* Start DATA BLOCK *

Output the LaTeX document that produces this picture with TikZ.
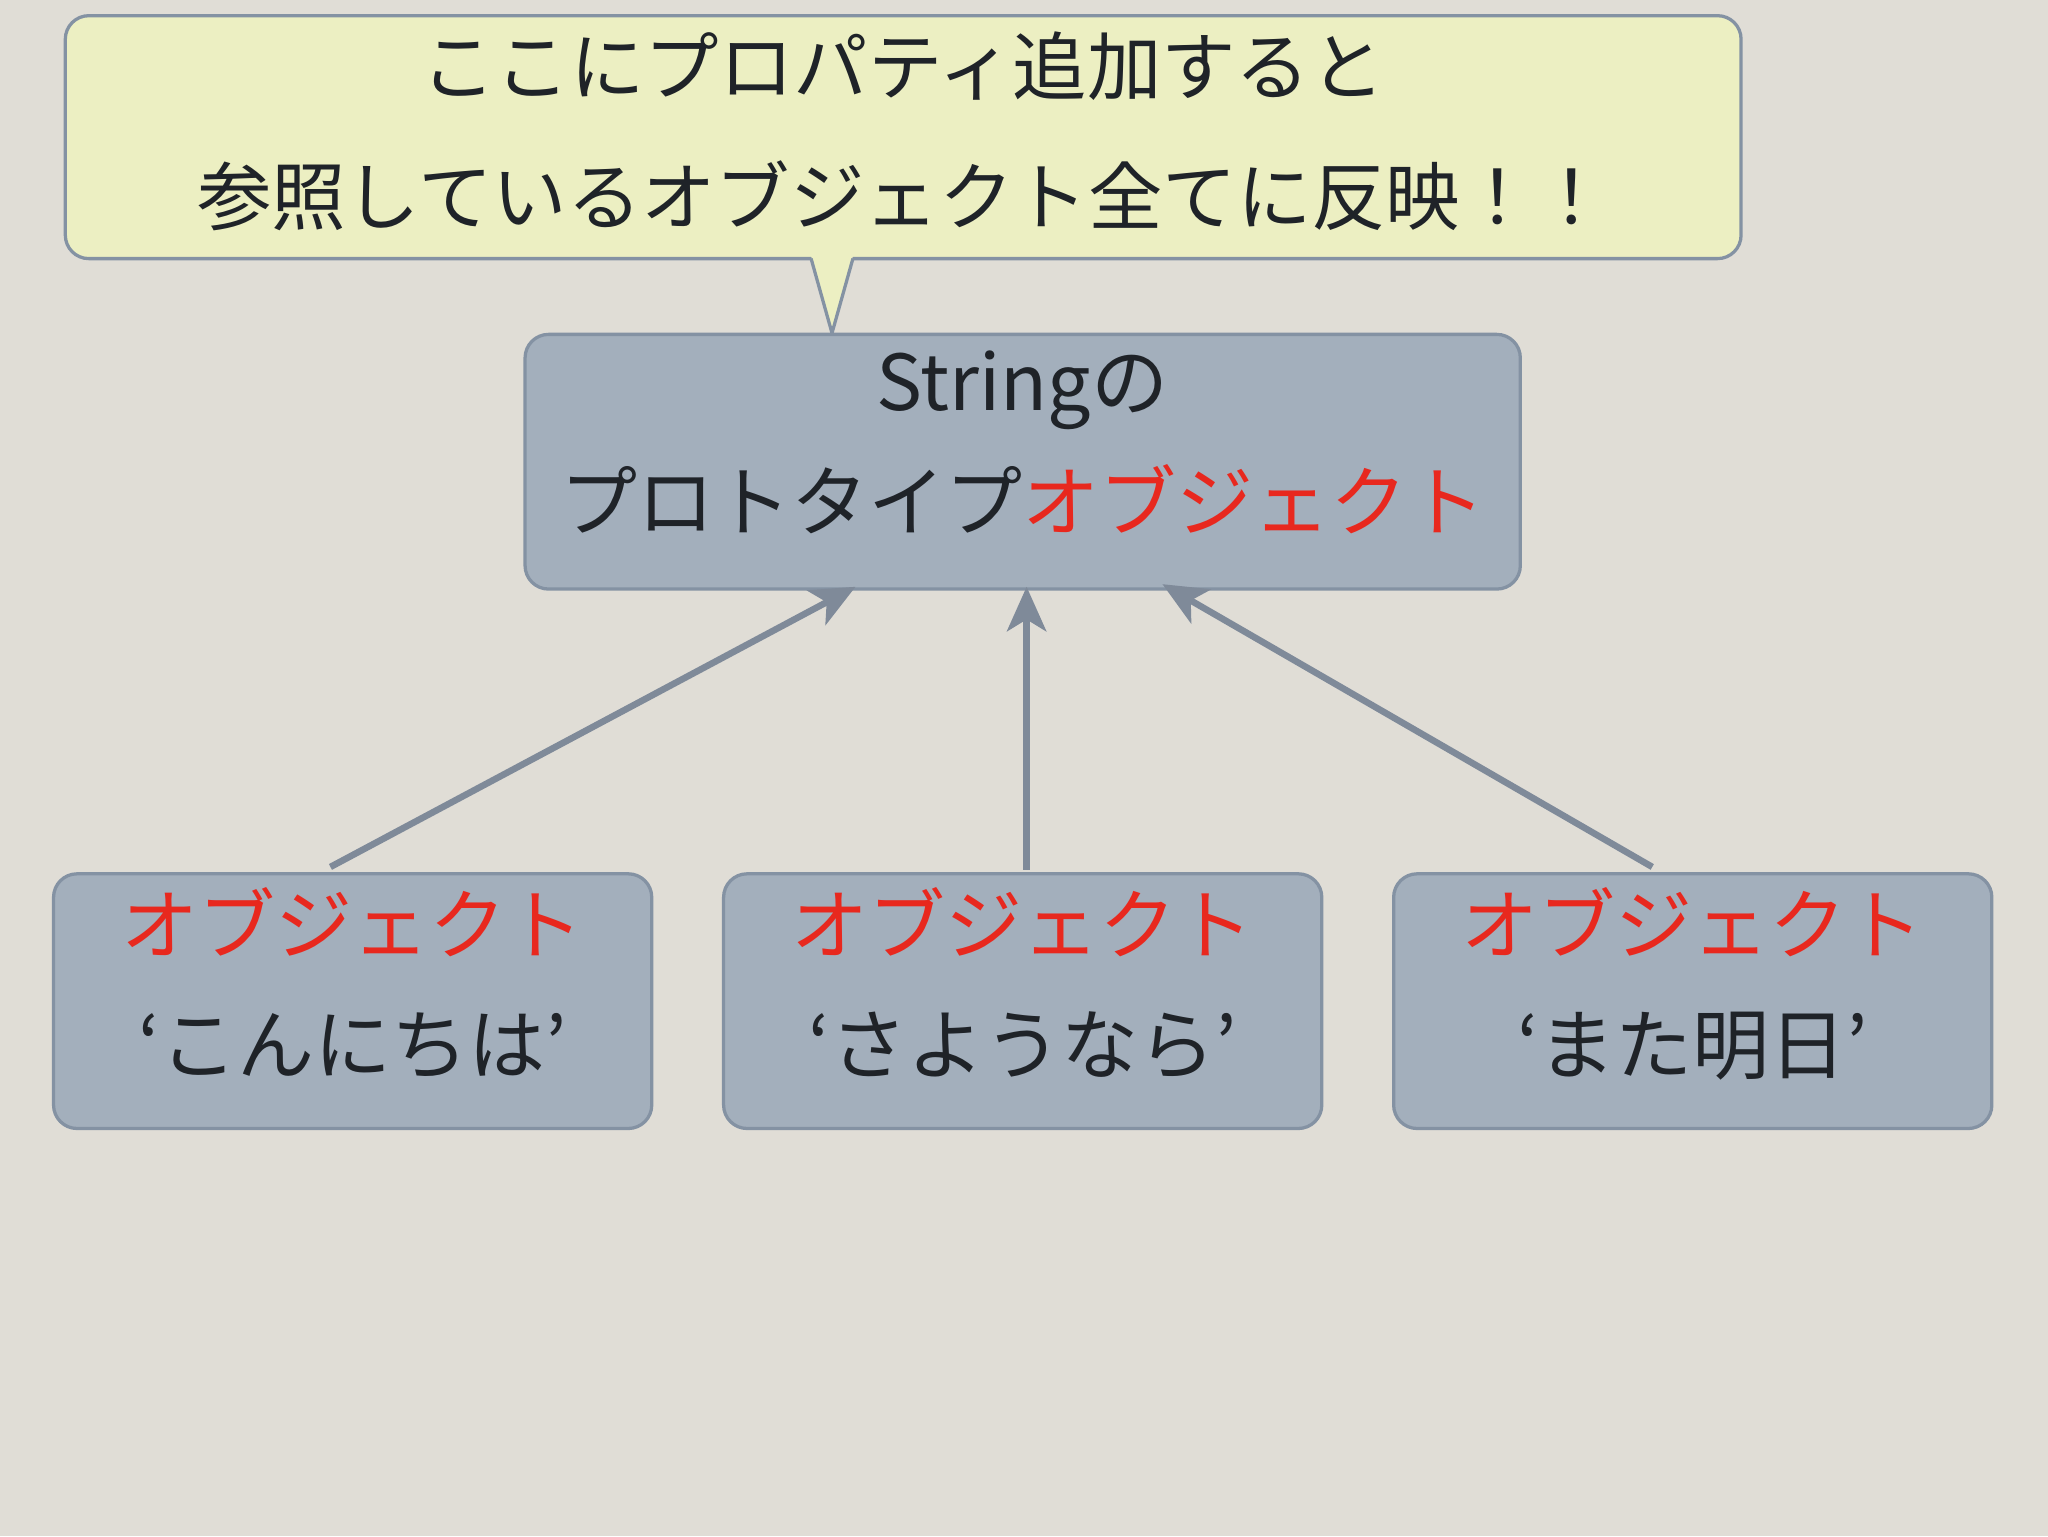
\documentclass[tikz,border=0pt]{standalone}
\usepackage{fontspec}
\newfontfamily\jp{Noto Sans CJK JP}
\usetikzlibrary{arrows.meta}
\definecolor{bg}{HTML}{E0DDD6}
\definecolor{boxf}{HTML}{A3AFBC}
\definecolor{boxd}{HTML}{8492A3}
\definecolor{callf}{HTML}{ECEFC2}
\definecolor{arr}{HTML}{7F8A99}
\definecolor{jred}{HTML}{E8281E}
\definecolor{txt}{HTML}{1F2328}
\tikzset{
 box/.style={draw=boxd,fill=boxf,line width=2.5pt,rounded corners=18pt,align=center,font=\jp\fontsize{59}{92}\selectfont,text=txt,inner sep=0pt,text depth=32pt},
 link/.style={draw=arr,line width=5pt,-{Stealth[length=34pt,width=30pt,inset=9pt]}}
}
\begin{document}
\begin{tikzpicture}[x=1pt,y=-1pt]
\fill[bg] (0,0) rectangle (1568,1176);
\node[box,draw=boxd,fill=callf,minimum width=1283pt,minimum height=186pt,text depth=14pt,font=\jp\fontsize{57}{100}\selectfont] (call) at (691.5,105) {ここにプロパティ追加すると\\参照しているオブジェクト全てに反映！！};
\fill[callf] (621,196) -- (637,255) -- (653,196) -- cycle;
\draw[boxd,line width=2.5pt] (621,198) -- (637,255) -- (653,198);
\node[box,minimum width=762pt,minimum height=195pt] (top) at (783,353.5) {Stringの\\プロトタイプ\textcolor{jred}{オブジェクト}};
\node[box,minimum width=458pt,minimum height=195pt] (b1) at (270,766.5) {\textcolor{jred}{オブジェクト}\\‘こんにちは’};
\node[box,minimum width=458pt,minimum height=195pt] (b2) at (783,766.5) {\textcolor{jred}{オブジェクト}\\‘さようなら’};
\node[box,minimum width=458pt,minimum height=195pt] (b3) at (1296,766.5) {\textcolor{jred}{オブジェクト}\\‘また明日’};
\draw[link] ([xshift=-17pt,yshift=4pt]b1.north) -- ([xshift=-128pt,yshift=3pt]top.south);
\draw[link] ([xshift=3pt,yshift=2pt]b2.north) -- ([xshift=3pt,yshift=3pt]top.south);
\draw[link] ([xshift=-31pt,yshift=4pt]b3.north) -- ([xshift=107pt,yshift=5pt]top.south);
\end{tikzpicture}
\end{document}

* End DATA BLOCK *

**WHAT IS BEING ASKED**:
Go through the listing above and quote it exactly, apart from its images.

**EXPECTED OUTPUT**:
Output the LaTeX document that produces this picture with TikZ.
\documentclass[tikz,border=0pt]{standalone}
\usepackage{fontspec}
\newfontfamily\jp{Noto Sans CJK JP}
\usetikzlibrary{arrows.meta}
\definecolor{bg}{HTML}{E0DDD6}
\definecolor{boxf}{HTML}{A3AFBC}
\definecolor{boxd}{HTML}{8492A3}
\definecolor{callf}{HTML}{ECEFC2}
\definecolor{arr}{HTML}{7F8A99}
\definecolor{jred}{HTML}{E8281E}
\definecolor{txt}{HTML}{1F2328}
\tikzset{
 box/.style={draw=boxd,fill=boxf,line width=2.5pt,rounded corners=18pt,align=center,font=\jp\fontsize{59}{92}\selectfont,text=txt,inner sep=0pt,text depth=32pt},
 link/.style={draw=arr,line width=5pt,-{Stealth[length=34pt,width=30pt,inset=9pt]}}
}
\begin{document}
\begin{tikzpicture}[x=1pt,y=-1pt]
\fill[bg] (0,0) rectangle (1568,1176);
\node[box,draw=boxd,fill=callf,minimum width=1283pt,minimum height=186pt,text depth=14pt,font=\jp\fontsize{57}{100}\selectfont] (call) at (691.5,105) {ここにプロパティ追加すると\\参照しているオブジェクト全てに反映！！};
\fill[callf] (621,196) -- (637,255) -- (653,196) -- cycle;
\draw[boxd,line width=2.5pt] (621,198) -- (637,255) -- (653,198);
\node[box,minimum width=762pt,minimum height=195pt] (top) at (783,353.5) {Stringの\\プロトタイプ\textcolor{jred}{オブジェクト}};
\node[box,minimum width=458pt,minimum height=195pt] (b1) at (270,766.5) {\textcolor{jred}{オブジェクト}\\‘こんにちは’};
\node[box,minimum width=458pt,minimum height=195pt] (b2) at (783,766.5) {\textcolor{jred}{オブジェクト}\\‘さようなら’};
\node[box,minimum width=458pt,minimum height=195pt] (b3) at (1296,766.5) {\textcolor{jred}{オブジェクト}\\‘また明日’};
\draw[link] ([xshift=-17pt,yshift=4pt]b1.north) -- ([xshift=-128pt,yshift=3pt]top.south);
\draw[link] ([xshift=3pt,yshift=2pt]b2.north) -- ([xshift=3pt,yshift=3pt]top.south);
\draw[link] ([xshift=-31pt,yshift=4pt]b3.north) -- ([xshift=107pt,yshift=5pt]top.south);
\end{tikzpicture}
\end{document}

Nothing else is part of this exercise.